▶ Data
┌──
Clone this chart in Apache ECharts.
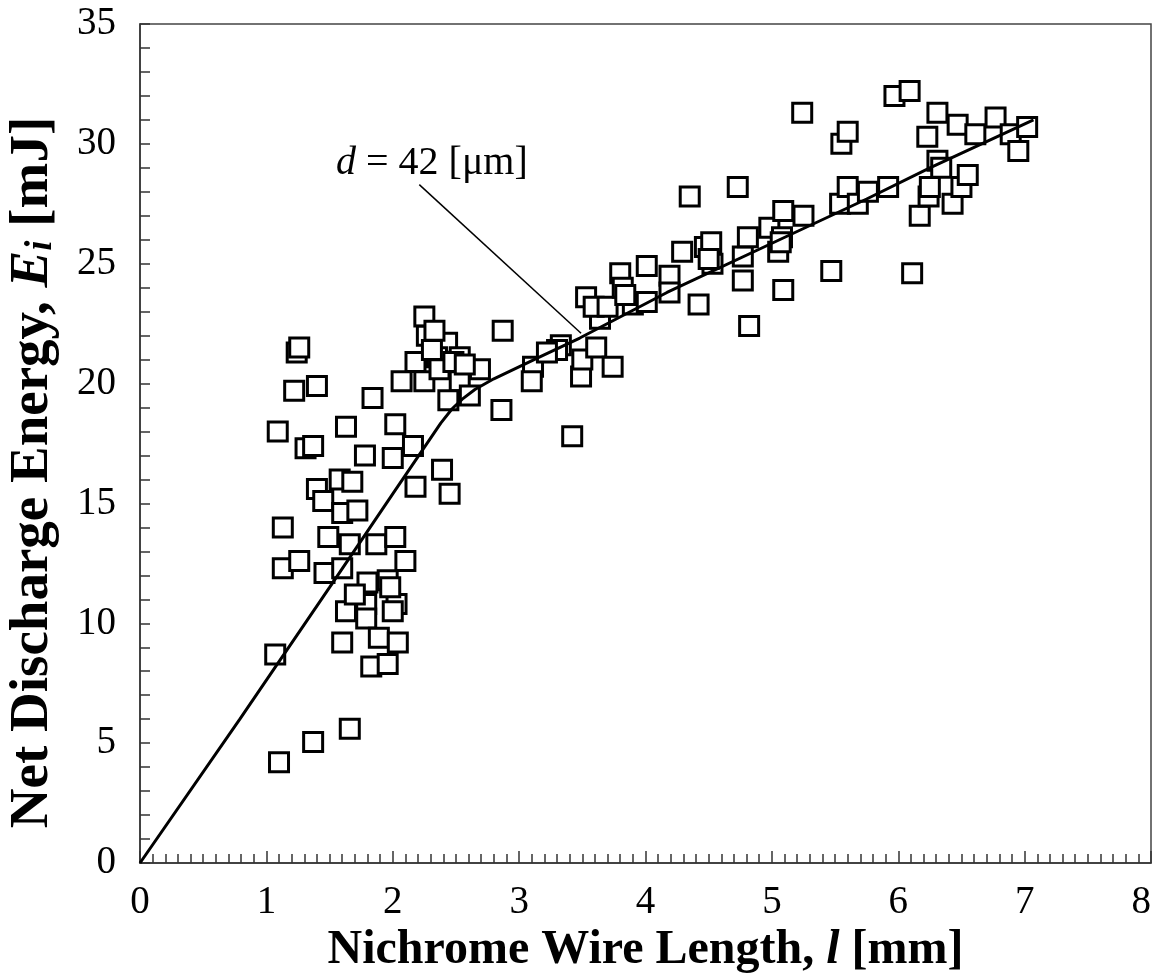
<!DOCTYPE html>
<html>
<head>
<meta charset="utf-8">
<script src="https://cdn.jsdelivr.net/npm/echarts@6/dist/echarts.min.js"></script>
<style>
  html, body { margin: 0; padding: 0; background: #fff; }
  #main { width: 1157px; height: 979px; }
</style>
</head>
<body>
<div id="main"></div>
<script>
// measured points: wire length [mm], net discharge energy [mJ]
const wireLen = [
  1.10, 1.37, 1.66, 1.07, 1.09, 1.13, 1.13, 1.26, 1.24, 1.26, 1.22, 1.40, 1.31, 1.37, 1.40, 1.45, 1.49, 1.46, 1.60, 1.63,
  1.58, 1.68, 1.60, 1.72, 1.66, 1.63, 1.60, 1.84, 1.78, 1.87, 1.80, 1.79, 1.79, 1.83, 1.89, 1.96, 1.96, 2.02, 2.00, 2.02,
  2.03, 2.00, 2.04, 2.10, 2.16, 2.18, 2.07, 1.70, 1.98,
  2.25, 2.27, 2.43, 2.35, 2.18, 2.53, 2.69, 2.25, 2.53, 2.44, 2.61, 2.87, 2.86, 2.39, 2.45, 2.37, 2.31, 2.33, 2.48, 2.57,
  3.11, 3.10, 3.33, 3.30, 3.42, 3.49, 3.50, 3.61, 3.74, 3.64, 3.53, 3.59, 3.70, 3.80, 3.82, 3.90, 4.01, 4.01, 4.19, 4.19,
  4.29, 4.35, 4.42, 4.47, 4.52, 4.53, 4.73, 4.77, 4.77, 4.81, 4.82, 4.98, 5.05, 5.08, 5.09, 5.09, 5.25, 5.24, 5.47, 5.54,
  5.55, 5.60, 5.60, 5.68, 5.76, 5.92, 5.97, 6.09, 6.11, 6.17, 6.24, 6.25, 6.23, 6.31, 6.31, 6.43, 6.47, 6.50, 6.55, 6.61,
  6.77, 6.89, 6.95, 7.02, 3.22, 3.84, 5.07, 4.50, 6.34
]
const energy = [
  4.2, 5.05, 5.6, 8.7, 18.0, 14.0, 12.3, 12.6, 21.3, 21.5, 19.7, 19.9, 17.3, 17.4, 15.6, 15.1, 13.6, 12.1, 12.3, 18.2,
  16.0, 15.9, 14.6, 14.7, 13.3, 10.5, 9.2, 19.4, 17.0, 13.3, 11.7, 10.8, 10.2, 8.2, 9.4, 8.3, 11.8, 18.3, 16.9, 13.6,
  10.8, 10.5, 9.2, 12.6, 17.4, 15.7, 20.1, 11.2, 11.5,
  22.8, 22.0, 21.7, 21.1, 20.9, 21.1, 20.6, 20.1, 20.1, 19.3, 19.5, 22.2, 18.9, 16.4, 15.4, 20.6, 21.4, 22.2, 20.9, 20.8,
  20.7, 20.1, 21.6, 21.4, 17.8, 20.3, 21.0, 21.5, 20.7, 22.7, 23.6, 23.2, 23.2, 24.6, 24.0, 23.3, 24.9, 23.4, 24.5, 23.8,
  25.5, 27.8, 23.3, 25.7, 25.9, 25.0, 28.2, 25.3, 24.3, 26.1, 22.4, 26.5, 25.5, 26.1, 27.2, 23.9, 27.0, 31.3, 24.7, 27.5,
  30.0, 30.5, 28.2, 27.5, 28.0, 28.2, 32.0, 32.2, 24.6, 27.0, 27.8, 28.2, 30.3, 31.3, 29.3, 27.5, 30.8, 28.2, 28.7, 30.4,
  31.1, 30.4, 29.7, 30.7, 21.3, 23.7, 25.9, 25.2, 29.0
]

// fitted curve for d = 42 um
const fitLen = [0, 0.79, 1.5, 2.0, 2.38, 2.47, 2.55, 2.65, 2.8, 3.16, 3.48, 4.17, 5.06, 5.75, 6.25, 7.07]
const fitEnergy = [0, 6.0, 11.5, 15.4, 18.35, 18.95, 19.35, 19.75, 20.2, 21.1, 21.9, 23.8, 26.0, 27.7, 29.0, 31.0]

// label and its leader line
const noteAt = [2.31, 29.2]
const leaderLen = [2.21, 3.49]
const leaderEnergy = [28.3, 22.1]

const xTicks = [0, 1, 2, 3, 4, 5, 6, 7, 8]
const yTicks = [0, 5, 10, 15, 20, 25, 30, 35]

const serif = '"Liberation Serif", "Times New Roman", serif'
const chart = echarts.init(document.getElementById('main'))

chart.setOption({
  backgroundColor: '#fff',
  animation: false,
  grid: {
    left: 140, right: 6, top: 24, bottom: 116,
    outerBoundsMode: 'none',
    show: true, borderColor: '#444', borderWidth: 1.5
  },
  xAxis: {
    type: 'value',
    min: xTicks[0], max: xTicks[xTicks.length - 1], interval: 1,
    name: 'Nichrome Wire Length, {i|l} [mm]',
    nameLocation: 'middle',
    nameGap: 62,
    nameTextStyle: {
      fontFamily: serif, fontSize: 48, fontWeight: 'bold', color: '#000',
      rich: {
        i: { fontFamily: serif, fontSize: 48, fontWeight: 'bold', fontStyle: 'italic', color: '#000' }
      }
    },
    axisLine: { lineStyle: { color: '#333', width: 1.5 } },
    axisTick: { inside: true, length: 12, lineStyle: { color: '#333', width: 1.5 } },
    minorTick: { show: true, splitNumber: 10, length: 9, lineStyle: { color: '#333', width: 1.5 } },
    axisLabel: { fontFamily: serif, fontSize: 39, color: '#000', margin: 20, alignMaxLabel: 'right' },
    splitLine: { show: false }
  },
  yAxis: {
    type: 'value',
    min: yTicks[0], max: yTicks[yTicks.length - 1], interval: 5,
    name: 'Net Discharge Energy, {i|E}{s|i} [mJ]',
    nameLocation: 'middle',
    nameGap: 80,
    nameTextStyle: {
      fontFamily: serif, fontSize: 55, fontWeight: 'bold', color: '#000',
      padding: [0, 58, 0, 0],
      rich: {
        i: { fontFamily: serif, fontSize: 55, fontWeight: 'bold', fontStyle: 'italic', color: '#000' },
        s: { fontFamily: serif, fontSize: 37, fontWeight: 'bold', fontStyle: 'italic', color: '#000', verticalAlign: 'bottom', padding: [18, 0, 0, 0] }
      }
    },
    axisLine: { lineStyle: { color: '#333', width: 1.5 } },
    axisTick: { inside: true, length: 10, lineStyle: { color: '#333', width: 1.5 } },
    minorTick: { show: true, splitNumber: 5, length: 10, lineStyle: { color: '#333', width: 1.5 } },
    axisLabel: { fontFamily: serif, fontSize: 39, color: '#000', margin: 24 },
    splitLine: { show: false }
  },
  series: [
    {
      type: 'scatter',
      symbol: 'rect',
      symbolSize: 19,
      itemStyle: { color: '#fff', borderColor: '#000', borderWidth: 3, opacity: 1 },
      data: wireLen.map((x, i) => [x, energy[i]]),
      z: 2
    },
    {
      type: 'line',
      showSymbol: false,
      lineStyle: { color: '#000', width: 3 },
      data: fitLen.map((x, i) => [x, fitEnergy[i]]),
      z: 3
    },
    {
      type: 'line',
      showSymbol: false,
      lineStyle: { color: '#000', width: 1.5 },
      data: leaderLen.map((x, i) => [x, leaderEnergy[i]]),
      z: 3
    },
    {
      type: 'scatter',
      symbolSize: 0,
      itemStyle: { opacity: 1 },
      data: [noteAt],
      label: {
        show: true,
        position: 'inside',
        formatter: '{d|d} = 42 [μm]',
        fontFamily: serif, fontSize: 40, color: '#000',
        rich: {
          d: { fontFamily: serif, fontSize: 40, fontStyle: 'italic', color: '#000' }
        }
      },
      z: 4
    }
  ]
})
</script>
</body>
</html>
└──
▶ Stated problem
Copy every line of the data exactly as written, excluding the pictures.

▶ Solution below
Clone this chart in Apache ECharts.
<!DOCTYPE html>
<html>
<head>
<meta charset="utf-8">
<script src="https://cdn.jsdelivr.net/npm/echarts@6/dist/echarts.min.js"></script>
<style>
  html, body { margin: 0; padding: 0; background: #fff; }
  #main { width: 1157px; height: 979px; }
</style>
</head>
<body>
<div id="main"></div>
<script>
// measured points: wire length [mm], net discharge energy [mJ]
const wireLen = [
  1.10, 1.37, 1.66, 1.07, 1.09, 1.13, 1.13, 1.26, 1.24, 1.26, 1.22, 1.40, 1.31, 1.37, 1.40, 1.45, 1.49, 1.46, 1.60, 1.63,
  1.58, 1.68, 1.60, 1.72, 1.66, 1.63, 1.60, 1.84, 1.78, 1.87, 1.80, 1.79, 1.79, 1.83, 1.89, 1.96, 1.96, 2.02, 2.00, 2.02,
  2.03, 2.00, 2.04, 2.10, 2.16, 2.18, 2.07, 1.70, 1.98,
  2.25, 2.27, 2.43, 2.35, 2.18, 2.53, 2.69, 2.25, 2.53, 2.44, 2.61, 2.87, 2.86, 2.39, 2.45, 2.37, 2.31, 2.33, 2.48, 2.57,
  3.11, 3.10, 3.33, 3.30, 3.42, 3.49, 3.50, 3.61, 3.74, 3.64, 3.53, 3.59, 3.70, 3.80, 3.82, 3.90, 4.01, 4.01, 4.19, 4.19,
  4.29, 4.35, 4.42, 4.47, 4.52, 4.53, 4.73, 4.77, 4.77, 4.81, 4.82, 4.98, 5.05, 5.08, 5.09, 5.09, 5.25, 5.24, 5.47, 5.54,
  5.55, 5.60, 5.60, 5.68, 5.76, 5.92, 5.97, 6.09, 6.11, 6.17, 6.24, 6.25, 6.23, 6.31, 6.31, 6.43, 6.47, 6.50, 6.55, 6.61,
  6.77, 6.89, 6.95, 7.02, 3.22, 3.84, 5.07, 4.50, 6.34
]
const energy = [
  4.2, 5.05, 5.6, 8.7, 18.0, 14.0, 12.3, 12.6, 21.3, 21.5, 19.7, 19.9, 17.3, 17.4, 15.6, 15.1, 13.6, 12.1, 12.3, 18.2,
  16.0, 15.9, 14.6, 14.7, 13.3, 10.5, 9.2, 19.4, 17.0, 13.3, 11.7, 10.8, 10.2, 8.2, 9.4, 8.3, 11.8, 18.3, 16.9, 13.6,
  10.8, 10.5, 9.2, 12.6, 17.4, 15.7, 20.1, 11.2, 11.5,
  22.8, 22.0, 21.7, 21.1, 20.9, 21.1, 20.6, 20.1, 20.1, 19.3, 19.5, 22.2, 18.9, 16.4, 15.4, 20.6, 21.4, 22.2, 20.9, 20.8,
  20.7, 20.1, 21.6, 21.4, 17.8, 20.3, 21.0, 21.5, 20.7, 22.7, 23.6, 23.2, 23.2, 24.6, 24.0, 23.3, 24.9, 23.4, 24.5, 23.8,
  25.5, 27.8, 23.3, 25.7, 25.9, 25.0, 28.2, 25.3, 24.3, 26.1, 22.4, 26.5, 25.5, 26.1, 27.2, 23.9, 27.0, 31.3, 24.7, 27.5,
  30.0, 30.5, 28.2, 27.5, 28.0, 28.2, 32.0, 32.2, 24.6, 27.0, 27.8, 28.2, 30.3, 31.3, 29.3, 27.5, 30.8, 28.2, 28.7, 30.4,
  31.1, 30.4, 29.7, 30.7, 21.3, 23.7, 25.9, 25.2, 29.0
]

// fitted curve for d = 42 um
const fitLen = [0, 0.79, 1.5, 2.0, 2.38, 2.47, 2.55, 2.65, 2.8, 3.16, 3.48, 4.17, 5.06, 5.75, 6.25, 7.07]
const fitEnergy = [0, 6.0, 11.5, 15.4, 18.35, 18.95, 19.35, 19.75, 20.2, 21.1, 21.9, 23.8, 26.0, 27.7, 29.0, 31.0]

// label and its leader line
const noteAt = [2.31, 29.2]
const leaderLen = [2.21, 3.49]
const leaderEnergy = [28.3, 22.1]

const xTicks = [0, 1, 2, 3, 4, 5, 6, 7, 8]
const yTicks = [0, 5, 10, 15, 20, 25, 30, 35]

const serif = '"Liberation Serif", "Times New Roman", serif'
const chart = echarts.init(document.getElementById('main'))

chart.setOption({
  backgroundColor: '#fff',
  animation: false,
  grid: {
    left: 140, right: 6, top: 24, bottom: 116,
    outerBoundsMode: 'none',
    show: true, borderColor: '#444', borderWidth: 1.5
  },
  xAxis: {
    type: 'value',
    min: xTicks[0], max: xTicks[xTicks.length - 1], interval: 1,
    name: 'Nichrome Wire Length, {i|l} [mm]',
    nameLocation: 'middle',
    nameGap: 62,
    nameTextStyle: {
      fontFamily: serif, fontSize: 48, fontWeight: 'bold', color: '#000',
      rich: {
        i: { fontFamily: serif, fontSize: 48, fontWeight: 'bold', fontStyle: 'italic', color: '#000' }
      }
    },
    axisLine: { lineStyle: { color: '#333', width: 1.5 } },
    axisTick: { inside: true, length: 12, lineStyle: { color: '#333', width: 1.5 } },
    minorTick: { show: true, splitNumber: 10, length: 9, lineStyle: { color: '#333', width: 1.5 } },
    axisLabel: { fontFamily: serif, fontSize: 39, color: '#000', margin: 20, alignMaxLabel: 'right' },
    splitLine: { show: false }
  },
  yAxis: {
    type: 'value',
    min: yTicks[0], max: yTicks[yTicks.length - 1], interval: 5,
    name: 'Net Discharge Energy, {i|E}{s|i} [mJ]',
    nameLocation: 'middle',
    nameGap: 80,
    nameTextStyle: {
      fontFamily: serif, fontSize: 55, fontWeight: 'bold', color: '#000',
      padding: [0, 58, 0, 0],
      rich: {
        i: { fontFamily: serif, fontSize: 55, fontWeight: 'bold', fontStyle: 'italic', color: '#000' },
        s: { fontFamily: serif, fontSize: 37, fontWeight: 'bold', fontStyle: 'italic', color: '#000', verticalAlign: 'bottom', padding: [18, 0, 0, 0] }
      }
    },
    axisLine: { lineStyle: { color: '#333', width: 1.5 } },
    axisTick: { inside: true, length: 10, lineStyle: { color: '#333', width: 1.5 } },
    minorTick: { show: true, splitNumber: 5, length: 10, lineStyle: { color: '#333', width: 1.5 } },
    axisLabel: { fontFamily: serif, fontSize: 39, color: '#000', margin: 24 },
    splitLine: { show: false }
  },
  series: [
    {
      type: 'scatter',
      symbol: 'rect',
      symbolSize: 19,
      itemStyle: { color: '#fff', borderColor: '#000', borderWidth: 3, opacity: 1 },
      data: wireLen.map((x, i) => [x, energy[i]]),
      z: 2
    },
    {
      type: 'line',
      showSymbol: false,
      lineStyle: { color: '#000', width: 3 },
      data: fitLen.map((x, i) => [x, fitEnergy[i]]),
      z: 3
    },
    {
      type: 'line',
      showSymbol: false,
      lineStyle: { color: '#000', width: 1.5 },
      data: leaderLen.map((x, i) => [x, leaderEnergy[i]]),
      z: 3
    },
    {
      type: 'scatter',
      symbolSize: 0,
      itemStyle: { opacity: 1 },
      data: [noteAt],
      label: {
        show: true,
        position: 'inside',
        formatter: '{d|d} = 42 [μm]',
        fontFamily: serif, fontSize: 40, color: '#000',
        rich: {
          d: { fontFamily: serif, fontSize: 40, fontStyle: 'italic', color: '#000' }
        }
      },
      z: 4
    }
  ]
})
</script>
</body>
</html>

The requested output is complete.